Kudos to the site owner - clear and simple and authoritative explanation
(Although I see the hand of politics behind this. "Hey we really fucked up the Google.com certificates. The board insists we do what Google wants and implement full certificate transparency by June 30. And it took two hours to explain it to the board so I am not going back to explain that it's all changed - Just implement the most recent IETF draft. Then I can tell the board it's done. What's the worst that can happen!"
I am in China, when I open baidu.com, zhihu.com, Chromium will throw the private error.
There is an interesting solution, on the page of private error, input "badidea", the browser will automaticly redirect to the targeted website. But it may be a "bad idea".
Now I use Firefox to open these sites.
This bit me on both the NYT and WSJ websites this past week using Chrome 53; CDNs they were using both broke with this error. Upgrading to Chrome 54 seemed to solved the problem for me (I'm using arch linux, fwiw).
Forgive my ignorance, but if you're issuing certificates for internal hostnames that you want to keep private, why would you need a public cert? Wouldn't an internal CA be better?
This is affecting Australia's Suncorp internet banking too. We reported the certificate error to them yesterday, and I've just updated that with a link to this article.
Somewhat off-topic but what a horrible bank they are.
A friend of mine's father almost got a heart attack by trying to refinance their underwater house. Despite of being a US veteran and government willing to sponsor their whole mortage through some special aid program, Chase chosen not to accept check from said agency. If that would be check from him they would gladly take it.. but not from gov. Government, of course will not want to write a check for him, so its a catch 22.

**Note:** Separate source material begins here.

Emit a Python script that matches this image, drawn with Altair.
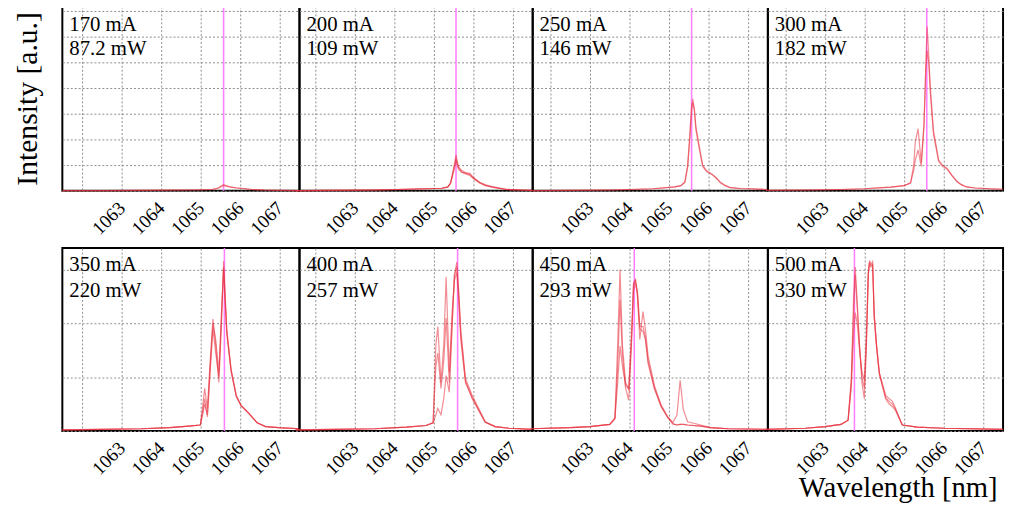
import altair as alt
import pandas as pd

FONT = "Liberation Serif"

CURRENTS = ["170 mA", "200 mA", "250 mA", "300 mA", "350 mA", "400 mA", "450 mA", "500 mA"]
POWERS = ["87.2 mW", "109 mW", "146 mW", "182 mW", "220 mW", "257 mW", "293 mW", "330 mW"]
CENTERS = [1065.58, 1065.56, 1065.57, 1065.57, 1065.6, 1065.6, 1064.12, 1063.74]
X_TICKS = [1062, 1063, 1064, 1065, 1066, 1067]

# ---- spectra (wavelength grid + several traces per panel) ----
WL1 = [1061.5, 1062.5, 1063.5, 1064.5, 1065.0, 1065.3, 1065.45, 1065.52, 1065.58, 1065.65, 1065.75, 1065.9, 1066.1, 1066.3, 1066.6, 1067.0, 1067.5]
A1 = [0.01, 0.01, 0.02, 0.03, 0.04, 0.06, 0.12, 0.2, 0.24, 0.2, 0.15, 0.12, 0.09, 0.05, 0.03, 0.02, 0.01]
B1 = [0.01, 0.01, 0.02, 0.03, 0.04, 0.05, 0.1, 0.16, 0.2, 0.18, 0.14, 0.11, 0.08, 0.05, 0.03, 0.02, 0.01]

WL2 = [1061.5, 1062.5, 1063.5, 1064.3, 1064.8, 1065.2, 1065.35, 1065.42, 1065.5, 1065.56, 1065.62, 1065.7, 1065.8, 1065.91, 1066.0, 1066.16, 1066.3, 1066.5, 1066.83, 1067.2, 1067.5]
A2 = [0.01, 0.02, 0.03, 0.06, 0.08, 0.1, 0.15, 0.3, 0.9, 1.4, 0.95, 0.8, 0.7, 0.63, 0.5, 0.31, 0.22, 0.14, 0.05, 0.03, 0.02]
B2 = [0.01, 0.02, 0.03, 0.06, 0.08, 0.1, 0.14, 0.28, 0.75, 1.14, 0.85, 0.72, 0.7, 0.68, 0.52, 0.33, 0.23, 0.15, 0.06, 0.03, 0.02]
C2 = [0.01, 0.02, 0.03, 0.06, 0.08, 0.1, 0.14, 0.29, 0.8, 1.25, 0.9, 0.74, 0.66, 0.6, 0.47, 0.3, 0.2, 0.13, 0.05, 0.03, 0.02]

WL3 = [1061.5, 1062.5, 1063.5, 1064.0, 1064.6, 1065.15, 1065.3, 1065.4, 1065.47, 1065.52, 1065.57, 1065.6, 1065.64, 1065.68, 1065.77, 1065.85, 1065.95, 1066.09, 1066.2, 1066.3, 1066.42, 1066.55, 1066.8, 1067.04, 1067.5]
A3 = [0.01, 0.02, 0.03, 0.05, 0.08, 0.15, 0.2, 0.35, 1.0, 2.1, 3.3, 3.58, 3.1, 2.36, 1.59, 0.95, 0.75, 0.63, 0.48, 0.31, 0.2, 0.12, 0.09, 0.08, 0.05]
B3 = [0.01, 0.02, 0.03, 0.05, 0.08, 0.15, 0.2, 0.33, 0.9, 1.9, 3.1, 3.45, 3.2, 2.5, 1.7, 1.0, 0.78, 0.65, 0.5, 0.33, 0.21, 0.12, 0.09, 0.08, 0.05]

WL4 = [1061.5, 1062.5, 1063.4, 1064.0, 1064.66, 1065.0, 1065.16, 1065.24, 1065.28, 1065.35, 1065.43, 1065.5, 1065.55, 1065.58, 1065.62, 1065.66, 1065.74, 1065.87, 1065.97, 1066.08, 1066.2, 1066.33, 1066.45, 1066.58, 1066.8, 1067.15, 1067.5]
A4 = [0.02, 0.03, 0.05, 0.08, 0.14, 0.2, 0.31, 0.8, 1.2, 1.59, 0.95, 2.5, 5.2, 6.4, 5.3, 4.03, 2.36, 1.2, 1.0, 0.88, 0.62, 0.37, 0.24, 0.15, 0.11, 0.08, 0.06]
B4 = [0.02, 0.03, 0.05, 0.08, 0.14, 0.2, 0.3, 1.0, 1.9, 2.42, 1.1, 2.6, 4.8, 5.46, 5.0, 3.8, 2.2, 1.15, 0.95, 0.85, 0.6, 0.36, 0.23, 0.15, 0.11, 0.08, 0.06]

WL5 = [1061.5, 1062.5, 1063.5, 1064.22, 1064.7, 1064.99, 1065.05, 1065.1, 1065.17, 1065.24, 1065.31, 1065.38, 1065.46, 1065.52, 1065.58, 1065.62, 1065.66, 1065.77, 1065.9, 1066.02, 1066.22, 1066.43, 1066.64, 1066.97, 1067.5]
A5 = [0.02, 0.03, 0.04, 0.06, 0.09, 0.11, 0.45, 0.79, 0.42, 1.3, 2.08, 1.6, 0.9, 1.9, 3.16, 2.5, 1.89, 1.15, 0.66, 0.48, 0.33, 0.15, 0.08, 0.06, 0.04]
B5 = [0.02, 0.03, 0.04, 0.06, 0.09, 0.11, 0.35, 0.6, 0.26, 1.1, 1.9, 1.45, 1.0, 2.0, 3.0, 2.4, 1.8, 1.1, 0.64, 0.47, 0.32, 0.15, 0.08, 0.06, 0.04]
C5 = [0.02, 0.03, 0.04, 0.06, 0.09, 0.11, 0.3, 0.5, 0.3, 1.2, 2.0, 1.7, 1.1, 2.1, 3.05, 2.45, 1.85, 1.12, 0.65, 0.47, 0.32, 0.15, 0.08, 0.06, 0.04]

WL6 = [1061.5, 1062.5, 1063.5, 1064.3, 1064.8, 1064.98, 1065.05, 1065.1, 1065.18, 1065.25, 1065.31, 1065.39, 1065.46, 1065.52, 1065.58, 1065.63, 1065.68, 1065.8, 1065.97, 1066.13, 1066.3, 1066.55, 1066.9, 1067.5]
A6 = [0.02, 0.03, 0.04, 0.07, 0.1, 0.15, 1.2, 1.45, 0.79, 1.3, 2.1, 0.9, 2.0, 2.9, 3.14, 2.6, 1.89, 0.97, 0.66, 0.42, 0.17, 0.08, 0.05, 0.03]
B6 = [0.02, 0.03, 0.04, 0.07, 0.1, 0.15, 1.6, 1.94, 0.9, 1.6, 2.86, 1.1, 2.2, 2.8, 2.95, 2.4, 1.7, 0.9, 0.6, 0.38, 0.16, 0.08, 0.05, 0.03]
C6 = [0.02, 0.03, 0.04, 0.07, 0.1, 0.15, 0.3, 0.42, 0.3, 0.6, 1.03, 0.72, 1.9, 2.9, 3.05, 2.5, 1.8, 0.92, 0.62, 0.4, 0.16, 0.08, 0.05, 0.03]

WL7 = [1061.5, 1062.5, 1063.0, 1063.5, 1063.63, 1063.7, 1063.76, 1063.82, 1063.9, 1063.98, 1064.05, 1064.1, 1064.15, 1064.2, 1064.26, 1064.34, 1064.4, 1064.47, 1064.63, 1064.8, 1064.97, 1065.1, 1065.2, 1065.28, 1065.36, 1065.47, 1065.8, 1066.05, 1066.5, 1067.5]
A7 = [0.04, 0.06, 0.08, 0.12, 0.24, 1.2, 2.44, 1.4, 0.8, 0.57, 1.6, 2.7, 2.83, 2.5, 1.7, 2.22, 1.9, 1.39, 0.84, 0.48, 0.26, 0.16, 0.3, 0.94, 0.4, 0.17, 0.11, 0.06, 0.04, 0.03]
B7 = [0.04, 0.06, 0.08, 0.12, 0.24, 1.6, 3.0, 1.6, 0.9, 0.78, 1.8, 2.75, 2.8, 2.6, 1.95, 1.94, 1.75, 1.3, 0.8, 0.46, 0.25, 0.13, 0.11, 0.12, 0.12, 0.11, 0.09, 0.06, 0.04, 0.03]
C7 = [0.04, 0.06, 0.08, 0.12, 0.22, 0.9, 1.58, 1.2, 0.85, 0.78, 1.7, 2.6, 2.75, 2.55, 1.9, 1.85, 1.7, 1.25, 0.78, 0.45, 0.24, 0.13, 0.11, 0.12, 0.12, 0.11, 0.09, 0.06, 0.04, 0.03]

WL8 = [1061.5, 1062.5, 1063.0, 1063.4, 1063.58, 1063.66, 1063.72, 1063.76, 1063.81, 1063.87, 1063.93, 1063.99, 1064.04, 1064.09, 1064.12, 1064.16, 1064.2, 1064.24, 1064.3, 1064.37, 1064.53, 1064.62, 1064.7, 1064.78, 1064.95, 1065.33, 1066.0, 1067.5]
A8 = [0.03, 0.05, 0.08, 0.12, 0.2, 0.97, 2.5, 3.05, 2.4, 1.58, 0.9, 0.6, 1.5, 2.9, 3.17, 3.1, 3.15, 2.19, 1.6, 1.09, 0.66, 0.6, 0.55, 0.42, 0.11, 0.07, 0.05, 0.03]
B8 = [0.03, 0.05, 0.08, 0.12, 0.2, 0.8, 1.8, 2.2, 2.0, 1.5, 1.1, 0.95, 1.7, 2.95, 3.1, 3.05, 3.08, 2.1, 1.55, 1.05, 0.6, 0.5, 0.45, 0.38, 0.11, 0.07, 0.05, 0.03]
C8 = [0.03, 0.05, 0.08, 0.12, 0.2, 0.9, 2.2, 2.9, 2.3, 1.55, 1.0, 0.8, 1.6, 2.9, 3.12, 3.08, 3.1, 2.15, 1.58, 1.07, 0.62, 0.55, 0.5, 0.4, 0.11, 0.07, 0.05, 0.03]

SPECTRA = [
    (WL1, [A1, B1]), (WL2, [A2, B2, C2]), (WL3, [A3, B3]), (WL4, [A4, B4]),
    (WL5, [A5, B5, C5]), (WL6, [A6, B6, C6]), (WL7, [A7, B7, C7]), (WL8, [A8, B8, C8]),
]

# ---- layout / style ----
PANEL_W = [240, 236, 238, 238]
ROW_H = [187, 185]
Y_MAX = [7.2, 3.4]
Y_GRID = [[0, 1, 2, 3, 4, 5, 6, 7], [0, 1, 2, 3]]
LABEL_Y = [(25, 50), (23, 49)]
LINE_COLOR = "#E8303C"
MARKER_COLOR = "#FF80FF"
GRID_COLOR = "#8c8c8c"


def panel(i):
    col, row = i % 4, i // 4
    w, h = PANEL_W[col], ROW_H[row]
    wl, traces = SPECTRA[i]
    rows = []
    for k, tr in enumerate(traces):
        for x, y in zip(wl, tr):
            rows.append({"wl": x, "I": y, "trace": k})
    df = pd.DataFrame(rows)

    xscale = alt.Scale(domain=[1067.5 - w / 40.0, 1067.5], nice=False, zero=False)
    yscale = alt.Scale(domain=[0, Y_MAX[row]], nice=False, zero=True)

    x_axis = alt.Axis(
        values=X_TICKS, format="d", labelExpr="datum.value == 1062 ? '' : datum.label",
        labelAngle=-45, labelAlign="right", labelBaseline="middle",
        labelFont=FONT, labelFontSize=19, labelColor="black", labelPadding=14,
        labelOverlap=False, labelFlush=False, ticks=False, tickSize=0, domain=False,
        grid=True, gridColor=GRID_COLOR, gridDash=[2, 2], gridWidth=1,
        title="Wavelength [nm]" if i == 7 else None,
        titleFont=FONT, titleFontSize=29, titleFontWeight="normal", titleColor="black",
        titleAlign="right", titleBaseline="middle", titleAngle=0,
        titleX=w - 6, titleY=57,
    )
    y_axis = alt.Axis(
        values=Y_GRID[row], labels=False, ticks=False, domain=False,
        grid=True, gridColor=GRID_COLOR, gridDash=[2, 2], gridWidth=1,
        title="Intensity [a.u.]" if i == 0 else None,
        titleFont=FONT, titleFontSize=30, titleFontWeight="normal", titleColor="black",
        titlePadding=20,
    )

    lines = alt.Chart(df).mark_line(
        color=LINE_COLOR, strokeWidth=1.2, opacity=0.55
    ).encode(
        x=alt.X("wl:Q", scale=xscale, axis=x_axis),
        y=alt.Y("I:Q", scale=yscale, axis=y_axis),
        detail="trace:N",
        order="wl:Q",
    )
    marker = alt.Chart(pd.DataFrame({"c": [CENTERS[i]]})).mark_rule(
        color=MARKER_COLOR, strokeWidth=1.6
    ).encode(x=alt.X("c:Q", scale=xscale))

    ly1, ly2 = LABEL_Y[row]
    lab = alt.Chart(pd.DataFrame({"t": [CURRENTS[i]], "p": [POWERS[i]]}))
    t1 = lab.mark_text(align="left", baseline="alphabetic", font=FONT, fontSize=21, color="black").encode(
        x=alt.value(7), y=alt.value(ly1), text="t:N")
    t2 = lab.mark_text(align="left", baseline="alphabetic", font=FONT, fontSize=21, color="black").encode(
        x=alt.value(7), y=alt.value(ly2), text="p:N")

    return alt.layer(marker, lines, t1, t2).properties(width=w, height=h)


chart = alt.concat(
    *[panel(i) for i in range(8)], columns=4,
    spacing={"row": 58, "column": 0}, bounds="flush",
).properties(
    padding={"left": 3, "top": -7, "right": 0, "bottom": 0},
    background="white",
).configure_view(
    stroke="black", strokeWidth=2
)

chart.save("out.html", embed_options={"renderer": "svg", "actions": False})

They currently file a lawsuit that Chase gladly accepted (thank God my friend has a good lawyer who took it pro-bono), but it just shows you to what extent they will go just to make an extra buck.
1. In September, Chrome 53 was released, which enabled mandatory Certificate Transparency for Symantec certificates due to Symantec's history of incompetence. Some website operators, such as Chase, asked Symantec to submit their certificates to Certificate Transparency logs in such a way that the certificate wouldn't be trusted by Chrome, triggering the ERR_CERTIFICATE_TRANSPARENCY_REQUIRED error. This is when I wrote this blog post.

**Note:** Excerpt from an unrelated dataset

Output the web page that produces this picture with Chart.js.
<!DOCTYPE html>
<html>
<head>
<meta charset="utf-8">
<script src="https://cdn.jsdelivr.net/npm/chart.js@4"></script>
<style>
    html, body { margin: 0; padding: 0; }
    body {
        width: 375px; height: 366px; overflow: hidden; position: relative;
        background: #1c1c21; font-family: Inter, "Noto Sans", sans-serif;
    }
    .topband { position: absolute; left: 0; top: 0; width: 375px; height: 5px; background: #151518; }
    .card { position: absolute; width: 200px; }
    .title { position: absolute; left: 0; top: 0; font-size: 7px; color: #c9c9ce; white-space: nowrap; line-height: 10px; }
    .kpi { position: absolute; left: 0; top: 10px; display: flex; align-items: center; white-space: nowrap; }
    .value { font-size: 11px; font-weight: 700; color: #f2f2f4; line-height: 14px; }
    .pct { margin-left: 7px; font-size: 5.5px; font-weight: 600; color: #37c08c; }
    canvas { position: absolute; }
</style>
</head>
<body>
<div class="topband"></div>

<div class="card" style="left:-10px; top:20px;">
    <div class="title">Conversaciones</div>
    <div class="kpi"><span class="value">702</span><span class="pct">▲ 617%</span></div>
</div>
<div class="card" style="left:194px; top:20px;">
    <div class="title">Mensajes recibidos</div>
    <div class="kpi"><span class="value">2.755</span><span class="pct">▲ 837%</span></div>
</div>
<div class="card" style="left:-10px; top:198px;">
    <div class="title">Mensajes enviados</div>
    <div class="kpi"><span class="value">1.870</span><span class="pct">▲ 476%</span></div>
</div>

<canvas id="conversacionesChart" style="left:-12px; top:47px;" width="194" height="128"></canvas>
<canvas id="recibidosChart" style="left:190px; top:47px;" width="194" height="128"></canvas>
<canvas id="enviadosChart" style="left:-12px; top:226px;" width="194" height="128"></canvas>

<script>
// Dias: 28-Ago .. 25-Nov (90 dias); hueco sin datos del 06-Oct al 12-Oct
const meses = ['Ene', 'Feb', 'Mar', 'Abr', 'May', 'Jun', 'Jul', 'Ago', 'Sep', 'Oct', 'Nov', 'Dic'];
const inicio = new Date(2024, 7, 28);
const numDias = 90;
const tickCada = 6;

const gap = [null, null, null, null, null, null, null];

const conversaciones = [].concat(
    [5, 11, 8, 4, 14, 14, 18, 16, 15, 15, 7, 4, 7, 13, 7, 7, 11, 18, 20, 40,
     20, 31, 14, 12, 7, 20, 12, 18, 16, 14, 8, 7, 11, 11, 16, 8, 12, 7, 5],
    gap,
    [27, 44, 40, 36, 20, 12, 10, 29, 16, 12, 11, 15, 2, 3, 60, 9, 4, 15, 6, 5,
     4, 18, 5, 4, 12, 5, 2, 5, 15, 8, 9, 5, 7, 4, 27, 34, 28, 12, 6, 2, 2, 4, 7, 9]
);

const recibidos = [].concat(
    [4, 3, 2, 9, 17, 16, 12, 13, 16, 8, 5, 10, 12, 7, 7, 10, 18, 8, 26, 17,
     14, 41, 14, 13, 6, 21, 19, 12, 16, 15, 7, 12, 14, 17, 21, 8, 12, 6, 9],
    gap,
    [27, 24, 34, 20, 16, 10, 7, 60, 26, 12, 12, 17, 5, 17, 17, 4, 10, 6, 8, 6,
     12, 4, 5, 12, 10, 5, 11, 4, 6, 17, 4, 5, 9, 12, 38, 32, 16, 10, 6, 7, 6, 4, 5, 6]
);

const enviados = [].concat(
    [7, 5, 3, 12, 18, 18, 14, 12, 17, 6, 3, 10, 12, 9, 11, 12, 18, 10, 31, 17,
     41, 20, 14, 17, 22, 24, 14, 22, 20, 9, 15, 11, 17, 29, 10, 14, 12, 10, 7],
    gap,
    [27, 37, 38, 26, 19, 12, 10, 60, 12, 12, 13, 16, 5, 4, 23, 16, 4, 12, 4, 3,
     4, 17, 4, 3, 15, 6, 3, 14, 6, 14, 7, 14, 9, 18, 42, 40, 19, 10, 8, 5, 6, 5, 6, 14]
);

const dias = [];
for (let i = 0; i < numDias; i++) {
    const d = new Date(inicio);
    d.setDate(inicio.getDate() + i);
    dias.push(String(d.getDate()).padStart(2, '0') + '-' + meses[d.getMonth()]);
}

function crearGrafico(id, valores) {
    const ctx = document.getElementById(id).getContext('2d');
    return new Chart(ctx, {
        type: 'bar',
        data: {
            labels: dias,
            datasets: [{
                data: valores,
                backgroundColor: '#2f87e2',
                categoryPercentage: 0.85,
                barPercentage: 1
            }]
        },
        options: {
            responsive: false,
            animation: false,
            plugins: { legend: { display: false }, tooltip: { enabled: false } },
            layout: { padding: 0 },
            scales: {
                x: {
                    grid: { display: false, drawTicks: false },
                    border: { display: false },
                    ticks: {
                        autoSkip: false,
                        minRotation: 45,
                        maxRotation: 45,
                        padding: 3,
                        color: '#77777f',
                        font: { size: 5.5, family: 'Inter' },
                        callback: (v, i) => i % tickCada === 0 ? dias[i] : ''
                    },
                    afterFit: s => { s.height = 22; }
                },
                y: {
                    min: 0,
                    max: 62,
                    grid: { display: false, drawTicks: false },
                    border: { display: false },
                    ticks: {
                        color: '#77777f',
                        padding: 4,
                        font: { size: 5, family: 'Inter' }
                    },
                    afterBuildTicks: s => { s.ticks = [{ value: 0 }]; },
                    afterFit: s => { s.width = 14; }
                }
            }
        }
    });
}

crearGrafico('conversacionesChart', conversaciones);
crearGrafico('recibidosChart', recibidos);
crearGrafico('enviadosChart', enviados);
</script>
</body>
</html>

2. Last week, an internal timebomb expired in older versions of Chrome causing this error message for any website using a Symantec certificate issued since June. Basically, Chrome contains a list of Certificate Transparency logs that it trusts, and this list has a 10 week expiration date. So if Chrome was built more than 10 weeks ago, there would be no trusted Certificate Transparency logs, and therefore any certificate that was supposed to be logged (such as new Symantec certs) would be untrusted and display this error message. The Chrome team was able to fix this within 24 hours by remotely disabling CT enforcement in Chrome. (When Chrome starts up, it fetches a list of feature flags from a Chrome server using a system called Finch which is independent of the normal upgrade system.)

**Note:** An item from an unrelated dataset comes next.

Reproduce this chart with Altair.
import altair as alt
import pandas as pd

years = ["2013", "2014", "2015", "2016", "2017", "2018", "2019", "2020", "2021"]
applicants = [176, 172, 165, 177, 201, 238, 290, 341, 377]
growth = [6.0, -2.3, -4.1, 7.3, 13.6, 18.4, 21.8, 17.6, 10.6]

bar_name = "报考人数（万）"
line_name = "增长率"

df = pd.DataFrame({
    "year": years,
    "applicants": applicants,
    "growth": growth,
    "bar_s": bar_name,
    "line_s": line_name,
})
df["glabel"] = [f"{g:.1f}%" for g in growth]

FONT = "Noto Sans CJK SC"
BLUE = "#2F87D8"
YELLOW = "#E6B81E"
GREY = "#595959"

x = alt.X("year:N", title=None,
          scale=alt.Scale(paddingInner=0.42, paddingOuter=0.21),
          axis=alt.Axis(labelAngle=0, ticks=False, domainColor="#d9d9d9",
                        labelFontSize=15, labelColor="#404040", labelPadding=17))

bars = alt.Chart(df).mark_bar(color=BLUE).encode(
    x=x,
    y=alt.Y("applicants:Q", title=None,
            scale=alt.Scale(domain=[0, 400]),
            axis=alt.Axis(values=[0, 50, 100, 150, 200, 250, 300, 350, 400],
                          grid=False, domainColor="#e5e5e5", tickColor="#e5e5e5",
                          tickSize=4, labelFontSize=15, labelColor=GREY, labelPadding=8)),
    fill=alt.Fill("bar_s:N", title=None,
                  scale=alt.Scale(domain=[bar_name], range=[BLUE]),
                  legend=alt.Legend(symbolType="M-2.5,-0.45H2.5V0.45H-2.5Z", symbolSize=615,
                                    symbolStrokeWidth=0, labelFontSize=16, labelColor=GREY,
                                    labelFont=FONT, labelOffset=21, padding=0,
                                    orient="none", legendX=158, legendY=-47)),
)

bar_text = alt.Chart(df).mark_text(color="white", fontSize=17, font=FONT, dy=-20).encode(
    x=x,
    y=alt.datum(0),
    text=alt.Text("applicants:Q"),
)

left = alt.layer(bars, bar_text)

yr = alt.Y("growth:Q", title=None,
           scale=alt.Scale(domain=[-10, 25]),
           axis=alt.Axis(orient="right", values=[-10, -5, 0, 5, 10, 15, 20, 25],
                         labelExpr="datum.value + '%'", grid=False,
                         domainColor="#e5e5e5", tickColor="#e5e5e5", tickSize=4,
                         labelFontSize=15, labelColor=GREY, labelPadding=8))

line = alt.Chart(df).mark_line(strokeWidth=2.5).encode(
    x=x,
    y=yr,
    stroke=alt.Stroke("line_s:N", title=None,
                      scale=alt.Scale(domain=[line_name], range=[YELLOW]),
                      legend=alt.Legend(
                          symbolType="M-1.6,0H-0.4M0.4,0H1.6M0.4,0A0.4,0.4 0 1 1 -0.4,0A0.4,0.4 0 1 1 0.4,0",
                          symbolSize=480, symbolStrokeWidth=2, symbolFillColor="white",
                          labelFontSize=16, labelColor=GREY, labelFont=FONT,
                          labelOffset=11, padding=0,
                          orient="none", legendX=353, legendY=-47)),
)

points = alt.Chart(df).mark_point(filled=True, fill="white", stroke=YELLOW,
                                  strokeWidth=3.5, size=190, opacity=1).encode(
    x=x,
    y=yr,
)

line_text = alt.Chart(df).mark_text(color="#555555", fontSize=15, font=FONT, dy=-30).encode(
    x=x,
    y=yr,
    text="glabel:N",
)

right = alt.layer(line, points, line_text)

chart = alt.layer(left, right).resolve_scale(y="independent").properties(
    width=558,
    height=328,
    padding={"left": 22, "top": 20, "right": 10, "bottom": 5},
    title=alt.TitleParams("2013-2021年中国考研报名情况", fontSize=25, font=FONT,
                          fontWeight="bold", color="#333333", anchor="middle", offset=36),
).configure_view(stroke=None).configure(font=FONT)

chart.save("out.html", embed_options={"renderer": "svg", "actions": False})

3. Today, the Chromium packages in several Linux distros, including Ubuntu, became 10 weeks old. For some reason, they have not picked up the Finch update, and so they are displaying this error message for all Symantec certificates issued since June. This is not confirmed yet, but the current hypothesis is that the distros have disabled Finch for privacy reasons. It will probably require a distro package upgrade to fix.